- Samsami Location within Iran
- Coordinates: 32°09′58″N 50°16′35″E﻿ / ﻿32.16611°N 50.27639°E
- Country: Iran
- Province: Chaharmahal and Bakhtiari
- County: Kuhrang
- District: Doab Samsami
- Established as a city: 2013

Population (2016)
- • Total: 1,203
- Time zone: UTC+3:30 (IRST)

= Samsami =

City in Chaharmahal and Bakhtiari province, Iran

Samsami (صمصامي) (Note: Also romanized as Şamşāmī) is a city in, and the capital of, Doab Samsami District in Kuhrang County, Chaharmahal and Bakhtiari province, Iran.

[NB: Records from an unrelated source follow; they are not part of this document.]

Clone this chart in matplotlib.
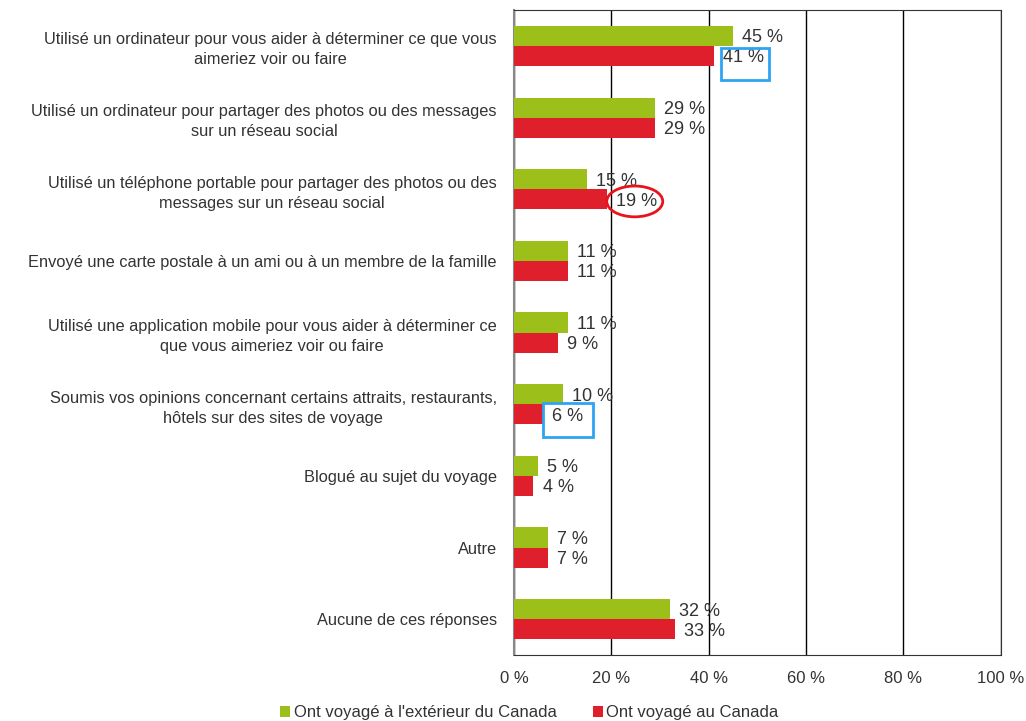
import numpy as np
import matplotlib
matplotlib.use("Agg")
import matplotlib.pyplot as plt
from matplotlib.patches import Rectangle, Ellipse

plt.rcParams['font.family'] = ['Liberation Sans', 'DejaVu Sans']

categories = [
    "Utilisé un ordinateur pour vous aider à déterminer ce que vous\naimeriez voir ou faire",
    "Utilisé un ordinateur pour partager des photos ou des messages\nsur un réseau social",
    "Utilisé un téléphone portable pour partager des photos ou des\nmessages sur un réseau social",
    "Envoyé une carte postale à un ami ou à un membre de la famille",
    "Utilisé une application mobile pour vous aider à déterminer ce\nque vous aimeriez voir ou faire",
    "Soumis vos opinions concernant certains attraits, restaurants,\nhôtels sur des sites de voyage",
    "Blogué au sujet du voyage",
    "Autre",
    "Aucune de ces réponses",
]
outside = [45, 29, 15, 11, 11, 10, 5, 7, 32]
canada = [41, 29, 19, 11, 9, 6, 4, 7, 33]
series_names = ["Ont voyagé à l'extérieur du Canada", "Ont voyagé au Canada"]
xticks = [0, 20, 40, 60, 80, 100]

green = '#9dbf1a'
red = '#e01f2d'
text_col = '#333333'

fig = plt.figure(figsize=(10.26, 7.21), dpi=100)
ax = fig.add_axes([0.501, 0.0915, 0.4745, 0.8945])

y = np.arange(len(categories))
h = 0.28
b1 = ax.barh(y - h / 2, outside, height=h, color=green, label=series_names[0], zorder=3)
b2 = ax.barh(y + h / 2, canada, height=h, color=red, label=series_names[1], zorder=3)

for bars, vals in [(b1, outside), (b2, canada)]:
    for bar, v in zip(bars, vals):
        ax.annotate(f"{v} %", (v, bar.get_y() + bar.get_height() / 2),
                    xytext=(6.5, 0), textcoords='offset points', va='center_baseline',
                    ha='left', fontsize=13, color=text_col)

ax.set_xlim(0, 100)
ax.set_ylim(len(categories) - 0.5, -0.5)
ax.set_xticks(xticks)
ax.set_xticklabels([f"{t} %" for t in xticks], fontsize=12, color=text_col)
ax.set_yticks(y)
ax.set_yticklabels(categories, fontsize=11.8, color=text_col, multialignment='center',
                   linespacing=1.4)
ax.tick_params(axis='x', length=0, pad=11.5)
ax.tick_params(axis='y', length=0, pad=12.5)
ax.grid(axis='x', color='black', linewidth=1, zorder=1)
for s in ['top', 'right', 'bottom']:
    ax.spines[s].set_color('#333333')
ax.spines['left'].set_color('#888888')
ax.spines['left'].set_linewidth(1.5)

# highlight shapes around some labels
ax.add_patch(Rectangle((canada[0] + 1.5, 0.03), 9.9, 0.45, fill=False,
                       edgecolor='#2ea3f2', linewidth=2, zorder=5, clip_on=False))
ax.add_patch(Rectangle((canada[5] + 0.0, 4.98), 10.2, 0.48, fill=False,
                       edgecolor='#2ea3f2', linewidth=2, zorder=5, clip_on=False))
ax.add_patch(Ellipse((canada[2] + 5.8, 2.17), 11.5, 0.43, fill=False,
                     edgecolor='#e8141c', linewidth=2, zorder=5, clip_on=False))

fig.legend(handles=[b1, b2], loc='lower center', bbox_to_anchor=(0.516, -0.02), ncol=2,
           frameon=False, fontsize=12, handlelength=0.6, handleheight=0.6,
           handletextpad=0.2, columnspacing=2.2, labelcolor=text_col)

fig.savefig("out.png", dpi=100)
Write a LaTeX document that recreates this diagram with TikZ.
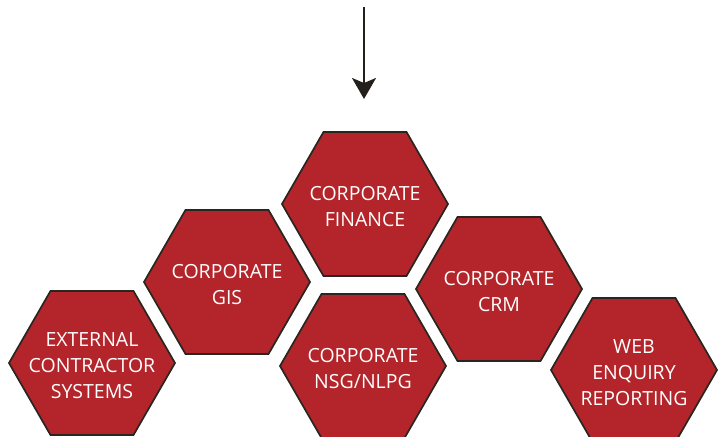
\documentclass[tikz,border=0pt]{standalone}
\usepackage{fontspec}
\setmainfont{Open Sans}
\usetikzlibrary{arrows.meta}
\definecolor{hexred}{HTML}{B3252A}
\definecolor{hexline}{HTML}{2A2520}
\definecolor{arrowcol}{HTML}{231F1A}
\tikzset{
  hexshape/.style={fill=hexred, draw=hexline, line width=1.7pt, line join=miter},
  hextext/.style={text=white, align=center, font=\fontsize{19.5}{26}\selectfont, inner sep=0pt},
  flowarrow/.style={draw=arrowcol, line width=2pt, -{Stealth[length=21pt,width=24pt,inset=5pt]}}
}
\newcommand\myhex[4]{%
  \draw[hexshape] (#2+83,#3) -- (#2+41.5,#3+72) -- (#2-41.5,#3+72) -- (#2-83,#3)
     -- (#2-41.5,#3-72) -- (#2+41.5,#3-72) -- cycle;
  \node[hextext] (#1) at (#2,#3+3) {#4};
}
\begin{document}
\begin{tikzpicture}[x=1pt,y=-1pt]
\useasboundingbox (0,0) rectangle (719,436);
\coordinate (arrowtop) at (364,7);
\coordinate (arrowtip) at (364,99);
\draw[flowarrow] (arrowtop) -- (arrowtip);
\myhex{finance}{365}{204}{CORPORATE\\FINANCE}
\myhex{gis}{227}{282}{CORPORATE\\GIS}
\myhex{crm}{499}{289}{CORPORATE\\CRM}
\myhex{nsg}{363}{366}{CORPORATE\\NSG/NLPG}
\myhex{ext}{92}{363}{EXTERNAL\\CONTRACTOR\\SYSTEMS}
\myhex{web}{634}{370}{WEB\\ENQUIRY\\REPORTING}
\end{tikzpicture}
\end{document}
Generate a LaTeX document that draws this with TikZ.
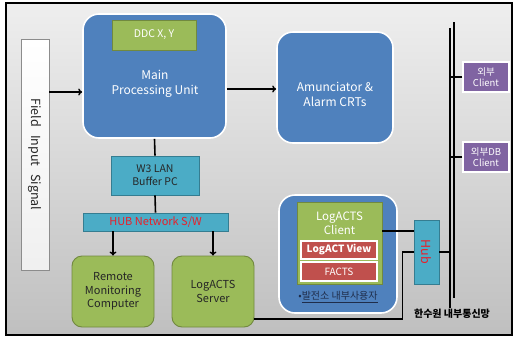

It also serves as the administrative center for Doab Rural District.

==Demographics==
===Ethnicity===
The city is populated by Lurs.

===Population===
At the time of the 2006 National Census, the city's population was 354 in 69 households, when it was a village in Doab Rural District of Bazoft District. The following census in 2011 counted 491 people in 100 households, by which time the rural district had been separated from the district in the formation of Doab Samsami District. The 2016 census measured the population of the city as 1,203 people in 365 households, when Samsami had been elevated to the status of a city.